En mi outfit habitual británico -camisa, saco, jeans y zapatillas- troqué entrenamiento por caminata hasta allí. Si quería llegar a horario -debía llegar a horario- tenía por delante casi dos horas de paso sostenido. Fui pendiente del camino y escuchando el silencio de una mañana que parecía sólo mía.
Mi naturaleza de generación X debe determinarme para que a veces no entienda al GPS y ese día también me perdí. En esos momentos mi ansiedad se dispara, parece que mis piernas se hacen aún más cortas y al caminar es como si corriera en los sueños: no avanzo. Transpiro, me enojo conmigo misma, con Google maps, con la vida.
A lo lejos -lo lejos que mi miopía eterna me permite vislumbrar- intuyo una puerta de color celeste que llama mi atención, aún en el apremio del tiempo y mis minipiernas.

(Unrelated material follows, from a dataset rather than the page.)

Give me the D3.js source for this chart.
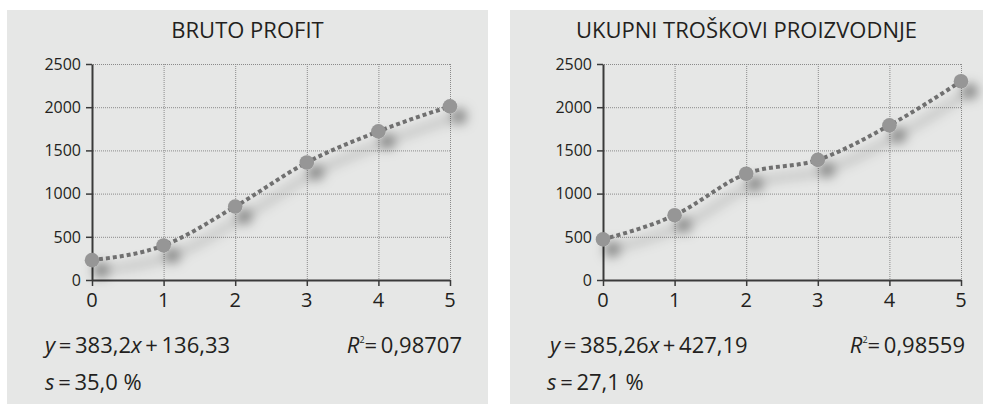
<!DOCTYPE html>
<html>
<head>
<meta charset="utf-8">
<script src="https://cdn.jsdelivr.net/npm/d3@7"></script>
<style>
  body { margin: 0; background: #fff; }
  svg { display: block; }
  text { font-family: "Open Sans", "Noto Sans", sans-serif; fill: #231f20; }
  .grid line { stroke: #8a8a8a; stroke-width: 1; stroke-dasharray: 1,1; }
  .grid path { display: none; }
</style>
</head>
<body>
<svg id="chart" width="983" height="404"></svg>
<script>
// data
var years = [0, 1, 2, 3, 4, 5];
var brutoProfit = [230, 400, 850, 1360, 1720, 2010];
var troskovi = [470, 750, 1230, 1390, 1790, 2300];
var yTicks = [0, 500, 1000, 1500, 2000, 2500];
var titles = ["BRUTO PROFIT", "UKUPNI TROŠKOVI PROIZVODNJE"];
var slopes = ["383,2", "385,26"];
var intercepts = ["136,33", "427,19"];
var rSquared = ["0,98707", "0,98559"];
var sValues = ["35,0", "27,1"];

var svg = d3.select("#chart");
var thin = "\u2009";

var defs = svg.append("defs");
var shadow = defs.append("filter").attr("id", "shadow")
    .attr("x", "-20%").attr("y", "-30%").attr("width", "150%").attr("height", "180%");
shadow.append("feDropShadow")
    .attr("dx", 9).attr("dy", 10)
    .attr("stdDeviation", 6)
    .attr("flood-color", "#000")
    .attr("flood-opacity", 0.5);

// panel layout
var panels = [
    {bx: 7, bw: 481, x0: 92, x1: 450, eqX: 45, rX: 462, sX: 45, series: brutoProfit},
    {bx: 510, bw: 473, x0: 603, x1: 961, eqX: 550, rX: 965, sX: 547, series: troskovi}
];

panels.forEach(function(p, i){
    var g = svg.append("g");

    g.append("rect")
	.attr("x", p.bx).attr("y", 10)
	.attr("width", p.bw).attr("height", 394)
	.attr("fill", "#e6e7e6");

    g.append("text")
	.attr("x", p.bx + p.bw / 2).attr("y", 38)
	.attr("text-anchor", "middle")
	.style("font-size", "22px")
	.text(titles[i]);

    var x = d3.scaleLinear().domain([0, 5]).range([p.x0, p.x1]);
    var y = d3.scaleLinear().domain([0, 2500]).range([280, 64]);

    // grid
    g.append("g").attr("class", "grid")
	.attr("transform", "translate(0,64)")
	.call(d3.axisTop(x).tickValues(years.slice(1)).tickSize(-216).tickFormat(""));
    g.append("g").attr("class", "grid")
	.attr("transform", "translate(" + p.x1 + ",0)")
	.call(d3.axisRight(y).tickValues(yTicks.slice(1)).tickSize(-(p.x1 - p.x0)).tickFormat(""));

    // axes (lines only, labels drawn below)
    var xAxis = g.append("g")
	.attr("transform", "translate(0,280)")
	.call(d3.axisBottom(x).tickValues(years).tickFormat("").tickSize(6).tickSizeOuter(0));
    var yAxis = g.append("g")
	.attr("transform", "translate(" + p.x0 + ",0)")
	.call(d3.axisLeft(y).tickValues(yTicks).tickFormat("").tickSize(6).tickSizeOuter(0));

    [xAxis, yAxis].forEach(function(a){
	a.select(".domain").attr("stroke", "#3a3a3a").attr("stroke-width", 2);
	a.selectAll(".tick line").attr("stroke", "#3a3a3a").attr("stroke-width", 1.5);
    });

    g.selectAll(".xlab")
	.data(years)
	.enter().append("text")
	.attr("class", "xlab")
	.attr("x", d => x(d))
	.attr("y", 307)
	.attr("text-anchor", "middle")
	.style("font-size", "20px")
	.text(d => d);

    g.selectAll(".ylab")
	.data(yTicks)
	.enter().append("text")
	.attr("class", "ylab")
	.attr("x", p.x0 - 11)
	.attr("y", d => y(d))
	.attr("dy", "0.36em")
	.attr("text-anchor", "end")
	.style("font-size", "16px")
	.text(d => d);

    // series
    var pts = years.map(function(d, j){ return [d, p.series[j]]; });
    var marks = g.append("g").attr("filter", "url(#shadow)");
    marks.append("path")
	.datum(pts)
	.attr("fill", "none")
	.attr("stroke", "#707070")
	.attr("stroke-width", 4)
	.attr("stroke-dasharray", "4,3")
	.attr("d", d3.line().x(d => x(d[0])).y(d => y(d[1])).curve(d3.curveMonotoneX));
    marks.selectAll("circle")
	.data(pts)
	.enter().append("circle")
	.attr("cx", d => x(d[0]))
	.attr("cy", d => y(d[1]))
	.attr("r", 7.3)
	.attr("fill", "#969696");

    // equation
    var eq = g.append("text").attr("x", p.eqX).attr("y", 353).style("font-size", "22px");
    eq.append("tspan").attr("font-style", "italic").text("y");
    eq.append("tspan").text(thin + "=" + thin + slopes[i]);
    eq.append("tspan").attr("font-style", "italic").text("x");
    eq.append("tspan").text(thin + "+" + thin + intercepts[i]);

    var r2 = g.append("text").attr("x", p.rX).attr("y", 353)
	.style("font-size", "22px").attr("text-anchor", "end");
    r2.append("tspan").attr("font-style", "italic").text("R");
    r2.append("tspan").style("font-size", "9px").attr("dy", -10).text("2");
    r2.append("tspan").attr("dy", 10).text("=" + thin + rSquared[i]);

    var s = g.append("text").attr("x", p.sX).attr("y", 390).style("font-size", "22px");
    s.append("tspan").attr("font-style", "italic").text("s");
    s.append("tspan").text(thin + "=" + thin + sValues[i] + " %");
});
</script>
</body>
</html>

Me acerco más, me da escalofríos en el sudor del apuro y la piel se pone de gallina. En una calle perdida, fuera de mi ruta y a las corridas me detengo a observar, y saco esta foto como turista recién llegada. Si la pizzeria hubiese estado abierta me lo hubiese perdido.
Esa emoción es suficiente para devolverme al aquí y ahora, a que estoy exagerando, a darme cuenta que me apuro sin razón, que el rodete se me desarmó en el trajín. Esa puerta en mi camino dotada de esos colores y esa inscripción tiene el don de avisarme quién soy, a dónde voy y me hace sonreír.
Esta semana me toca hablar de amor en una radio en Miami, pero no creo poder teorizar sobre lo que me generó esa puerta 😊.